Darren Jones, chair of the Commons business select committee, questioned the accountability and “lack of transparency” of the investment. He said the committee would hold an inquiry into why the decision was taken. “This near half-a-billion-pound investment using taxpayers’ money seems to have been purely a commercial decision by Downing Street without any assessment of value for taxpayers’ money or agreement from experts about the technical capability that OneWeb offers the UK now that we’ve lost access to European Union satellites.”
BATTLESPACE Comment: What’s £500 million between friends! Beware the dangers of amateur space engineers! As well as civil servants a number of industry experts also expressed their concerns about the OneWeb deal all of which were ignored by Boris Johnson and his team.

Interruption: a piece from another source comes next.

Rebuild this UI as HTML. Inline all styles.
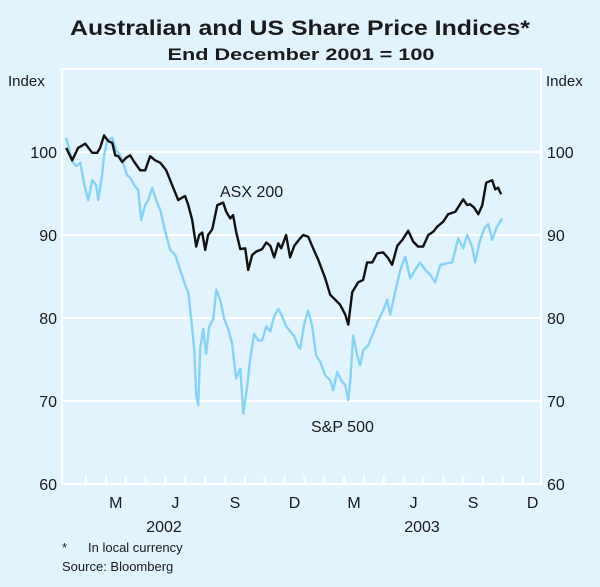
<!DOCTYPE html>
<html><head><meta charset="utf-8"><style>
html,body{margin:0;padding:0;background:#e1f3fd;}
svg{display:block;font-family:"Liberation Sans",Arial,sans-serif;}
</style></head><body>
<svg id="chart" width="600" height="587" viewBox="0 0 600 587">
<rect width="600" height="587" fill="#e1f3fd"/>
<text x="300" y="35" text-anchor="middle" font-size="21" font-weight="bold" fill="#1a1a1a" textLength="460" lengthAdjust="spacingAndGlyphs">Australian and US Share Price Indices*</text>
<text x="301" y="60" text-anchor="middle" font-size="17" font-weight="bold" fill="#1a1a1a" textLength="267" lengthAdjust="spacingAndGlyphs">End December 2001 = 100</text>
<text x="8" y="86" font-size="15" fill="#1a1a1a">Index</text>
<text x="546" y="86" font-size="15" fill="#1a1a1a">Index</text>
<g id="grid"></g>
<g id="series"></g>
<text x="220" y="197" font-size="16" fill="#1a1a1a">ASX 200</text>
<text x="311" y="432" font-size="16" fill="#1a1a1a">S&amp;P 500</text>
<text x="164" y="532" text-anchor="middle" font-size="16" fill="#1a1a1a">2002</text>
<text x="422" y="532" text-anchor="middle" font-size="16" fill="#1a1a1a">2003</text>
<text x="62" y="552" font-size="13" fill="#1a1a1a">*</text>
<text x="88" y="552" font-size="13" fill="#1a1a1a">In local currency</text>
<text x="62" y="571" font-size="13" fill="#1a1a1a">Source: Bloomberg</text>
</svg>
<script>
const yTicks=[60,70,80,90,100];
const monthLabels=["M","J","S","D","M","J","S","D"];
const monthLabelPos=[2,5,8,11,14,17,20,23];
const asxT=[0,0.3,0.6,0.96,1.31,1.56,1.71,1.91,2.12,2.32,2.47,2.62,2.82,3.02,3.22,3.43,3.73,3.98,4.23,4.48,4.74,5.04,5.34,5.64,5.84,5.99,6.15,6.35,6.55,6.7,6.85,7,7.15,7.36,7.61,7.91,8.06,8.26,8.41,8.56,8.77,9.02,9.17,9.37,9.57,9.87,10.08,10.28,10.48,10.68,10.83,11.08,11.28,11.49,11.79,11.94,12.19,12.44,12.7,13.05,13.3,13.55,13.8,14.06,14.21,14.41,14.71,14.96,15.16,15.42,15.67,15.97,16.22,16.42,16.68,16.93,17.23,17.48,17.73,17.98,18.24,18.49,18.69,18.99,19.24,19.6,20,20.2,20.35,20.55,20.76,20.96,21.16,21.46,21.61,21.76,21.91];
const asxV=[100.5,99,100.5,101,99.9,99.9,100.5,102,101.3,101.1,99.6,99.5,98.8,99.3,99.6,98.8,97.8,97.8,99.5,99,98.7,97.8,96,94.2,94.5,94.7,93.6,91.8,88.6,90,90.3,88.2,90,90.7,93.6,93.9,92.8,92,92.4,90.4,88.3,88.4,85.8,87.6,88,88.3,89.1,88.7,87.3,89,88.4,90,87.3,88.7,89.6,90,89.8,88.4,87,84.8,82.8,82.2,81.6,80.4,79.2,83.1,84.3,84.6,86.7,86.7,87.8,87.9,87.2,86.4,88.7,89.4,90.5,89.2,88.6,88.6,90,90.4,91,91.6,92.5,92.8,94.3,93.6,93.7,93.3,92.5,93.6,96.3,96.6,95.5,95.7,94.9];
const spT=[0,0.3,0.5,0.71,0.91,1.11,1.31,1.51,1.61,1.81,1.91,2.07,2.32,2.52,2.72,2.92,3.07,3.22,3.43,3.63,3.78,3.98,4.13,4.33,4.53,4.74,4.99,5.24,5.49,5.74,5.99,6.15,6.3,6.45,6.55,6.65,6.75,6.9,7.05,7.2,7.41,7.56,7.76,7.96,8.16,8.36,8.56,8.77,8.92,9.12,9.27,9.47,9.67,9.87,10.08,10.28,10.48,10.68,10.88,11.08,11.28,11.49,11.69,11.79,11.99,12.19,12.39,12.59,12.8,13.05,13.3,13.45,13.65,13.85,14.06,14.21,14.31,14.46,14.66,14.81,14.96,15.21,15.42,15.72,15.97,16.17,16.32,16.57,16.83,17.08,17.33,17.58,17.83,18.09,18.34,18.59,18.84,19.19,19.45,19.75,20,20.2,20.45,20.6,20.81,21.06,21.26,21.46,21.66,21.96];
const spV=[101.7,98.9,98.3,98.7,96.1,94.2,96.6,96,94.2,97.2,99.6,101.4,101.7,100.2,99.6,98.3,97.2,96.9,96,95.4,91.8,93.6,94.2,95.7,94.2,93,90.4,88.2,87.6,85.8,84,83.1,79.8,76.3,70.7,69.5,76.3,78.7,75.7,78.9,79.9,83.4,82.2,79.9,78.7,76.9,72.7,73.9,68.5,71.8,75.1,78.1,77.3,77.3,79,78.4,80.2,81.1,80.2,79,78.4,77.8,76.6,76.3,79.3,80.9,79.1,75.5,74.7,73.1,72.5,71.3,73.5,72.5,71.9,70.1,72.5,77.9,75.5,74.3,76.1,76.7,77.9,79.7,80.9,82.2,80.4,83.1,85.8,87.4,84.8,85.8,86.7,85.8,85.2,84.3,86.4,86.6,86.7,89.6,88.4,90,88.6,86.7,89,90.8,91.3,89.4,90.8,92];
const L=62,R=541,T=69,B=484;
const x=m=>Math.max(L+1,66.2+m*19.85);
const y=v=>B-(v-60)*(B-T)/50;
const NS="http://www.w3.org/2000/svg";
const grid=document.getElementById('grid'),ser=document.getElementById('series');
function mk(tag,attrs,parent){const e=document.createElementNS(NS,tag);for(const k in attrs)e.setAttribute(k,attrs[k]);parent.appendChild(e);return e;}
const frame=mk('rect',{x:L,y:T,width:R-L,height:B-T,fill:'none',stroke:'#fff','stroke-width':2},grid);


yTicks.forEach(v=>{
 const g=mk('line',{x1:L,x2:R,y1:y(v),y2:y(v),stroke:'#fff','stroke-width':2},grid);
 
 
 const t1=mk('text',{x:L-5,y:y(v)+6,'text-anchor':'end','font-size':16,fill:'#1a1a1a'},grid);t1.textContent=v;
 
 
 const t2=mk('text',{x:R+6,y:y(v)+6,'font-size':16,fill:'#1a1a1a'},grid);t2.textContent=v;
 
 
});
for(let m=1;m<24;m++){
 const tk=mk('line',{x1:x(m),x2:x(m),y1:B,y2:B-8,stroke:'#fff','stroke-width':2},grid);
 
 
}
monthLabels.forEach((s,i)=>{
 const t=mk('text',{x:x(monthLabelPos[i]+0.5),y:508,'text-anchor':'middle','font-size':16,fill:'#1a1a1a'},grid);t.textContent=s;
 
 
});
function line(T_,V,color,name){
 const d=T_.map((t,i)=>(i?'L':'M')+x(t).toFixed(1)+','+y(V[i]).toFixed(1)).join('');
 const p=mk('path',{d:d,fill:'none',stroke:color,'stroke-width':2.4,'stroke-linejoin':'round'},ser);
 
 
}
line(spT,spV,'#86d3f5','sp-500-line');
line(asxT,asxV,'#111','asx-200-line');
</script>
</body></html>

When the Dominic Cummings inspired OneWeb deal was touted by the UK Government, the plan envisaged was to use the OneWeb constellation for military and civil usage. This always seemed to be a problem given that the UK was in a minority partnership with other organisations and companies. This week Defense News seemed to suggest that it’s all systems go for OneWeb to form part of the Skynet 6 BVLOS requirement with Airbus in the driving seat. However a PQ we published last week seems to suggest otherwise.
Clearly once again the government message seems once again to have gone awry! Ben Wallace didn’t mention OneWeb in his Air League conference brief last week and the MoD hasn’t made a statement either which suggest that this information is coming straight from Dominic Cummings without MoD verification.
Asked by Lord Tunnicliffe
Asked on: 08 July 2020
Ministry of Defence
To ask Her Majesty’s Government what advice the Ministry of Defence has provided to other Government departments on the military capability of the OneWeb satellite system.
Answered by: Baroness Goldie
Answered on: 14 July 2020
The investment in OneWeb is not a Defence matter. The SKYNET satellite programme will provide for global military communications and no formal assessment has been made of the military use of OneWeb.
Grouped Questions: HL6645
We have to ask what the final cost will be if the Government has to pump more capital into OneWeb and then spend the estimated £6 billion to procure the Galileo replacement. One solution would be to go back to Europe cap in hand and negotiate a way back into Galileo.